How to Build a Talent Management Framework: Step-by-Step

6 steps to develop a talent management framework

Creating a talent management framework takes more than drafting a model and sharing it with HR. It requires input from leadership, alignment with business strategy, and ongoing refinement based on real performance and workforce data.

While the framework itself may vary by organization, the process of building one follows several consistent steps.

1. Align With Business Goals

Start by identifying your organization's strategic priorities. Whether you're expanding into new markets or shifting to a subscription-based model, the framework should reflect those goals. This ensures that every talent decision contributes to long-term outcomes.

2. Get Leadership Buy-in Early

A framework built solely within HR is unlikely to gain traction. Involve executives and department heads from the beginning to ensure alignment and secure long-term support. Their input helps tailor the framework to actual business needs.

3. Assess Your Current State

Conduct a gap analysis of existing processes. Review hiring practices, performance evaluations, turnover trends, and succession plans.

Identify where inconsistencies or inefficiencies exist and gather feedback from managers and employees to understand pain points.

4. Define the Key Components

Decide which core areas your framework will include, such as workforce planning, development, performance management, and so on. Be specific about what each part covers and how they connect. This step also sets expectations for measurement and accountability.

5. Map Processes to Technology

Choose tools that support each part of your framework. For example, use an LMS like Coursebox to deliver learning paths or a performance system to capture feedback and goals. Technology should reinforce, not complicate, your structure.

6. Pilot and Refine

Test the framework with a smaller team or department before rolling it out company-wide. Use this phase to collect data, identify friction points, and adjust workflows. A strong framework evolves with feedback and use.

7. Train Managers on Application

The best-designed system fails if managers don't use it consistently. Offer training on how to have development conversations, assign learning, and evaluate performance using the framework. Make tools and guidance easily accessible.

8. Measure and Adjust

Define KPIs from the outset, such as internal mobility rates, time to productivity, or performance ratings over time. Review results quarterly and adapt the framework as your workforce and business evolve.
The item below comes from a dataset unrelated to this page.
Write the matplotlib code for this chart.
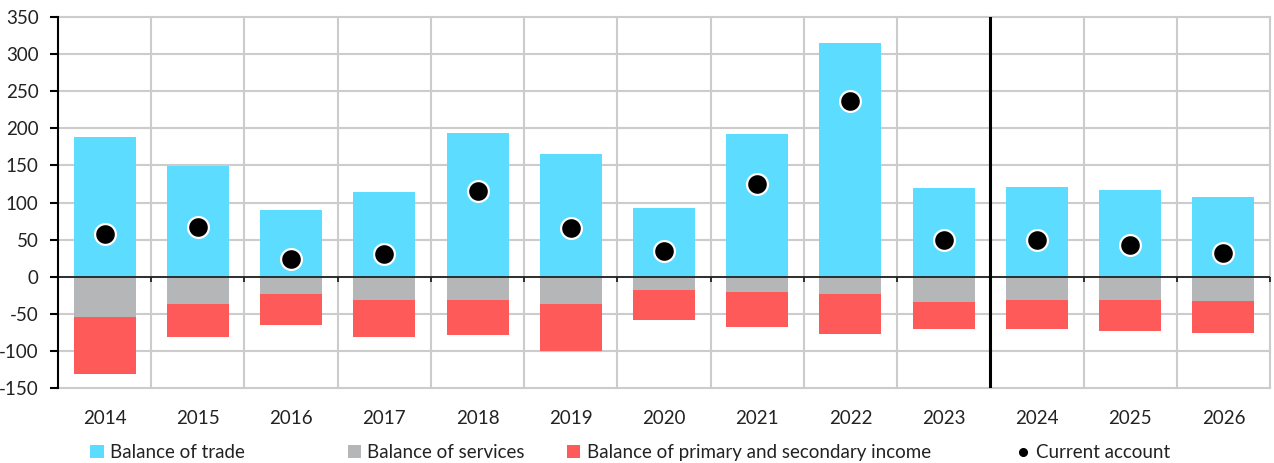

Best Practices for Maintaining Your Talent Management Framework

Even the best frameworks lose impact if they sit untouched. To keep yours useful and relevant, treat it like a system that evolves with your organization, not a one-time rollout.
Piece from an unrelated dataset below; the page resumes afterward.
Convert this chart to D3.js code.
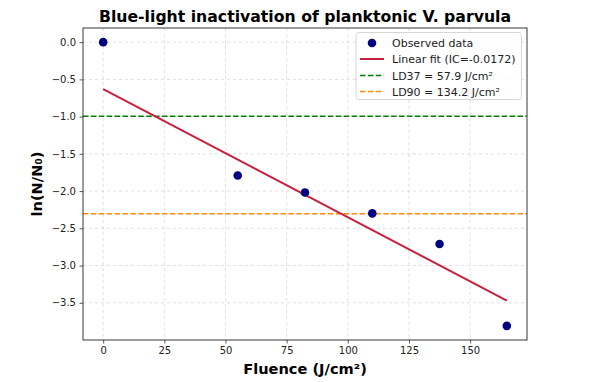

  • Review it quarterly or biannually to make sure it still aligns with business goals, especially during periods of change or growth.
  • Use workforce data like turnover, promotions, and skill gaps to identify what's working and what needs a fix.
  • Keep leadership involved. Their input and visibility help anchor the framework across departments.
  • Use LMS tools to simplify training, track development, and reduce manual work. These platforms come with automated assessments, quizzes, and AI grading features.
  • Train and retrain managers, so they apply the framework consistently during hiring, reviews, and development conversations.
  • Update documentation when processes change, and share those updates clearly so employees stay aligned.

Wrapping Up

If your talent decisions still depend on timing, intuition, or short-term workarounds, a structured framework can change that. It gives you a way to manage hiring, development, and retention with purpose — not just urgency.

What sets effective organizations apart isn't just who they hire; it's how clearly they define growth, how consistently they develop people, and how quickly they adapt. A talent management framework makes those actions repeatable.

Tools like Coursebox help make it practical. They support scalable learning plans, track progress, and keep teams aligned without overcomplicating the process.

Whether you're building from scratch or refining an existing system, now is the right time to make talent strategy part of how your organization works and not just how it responds.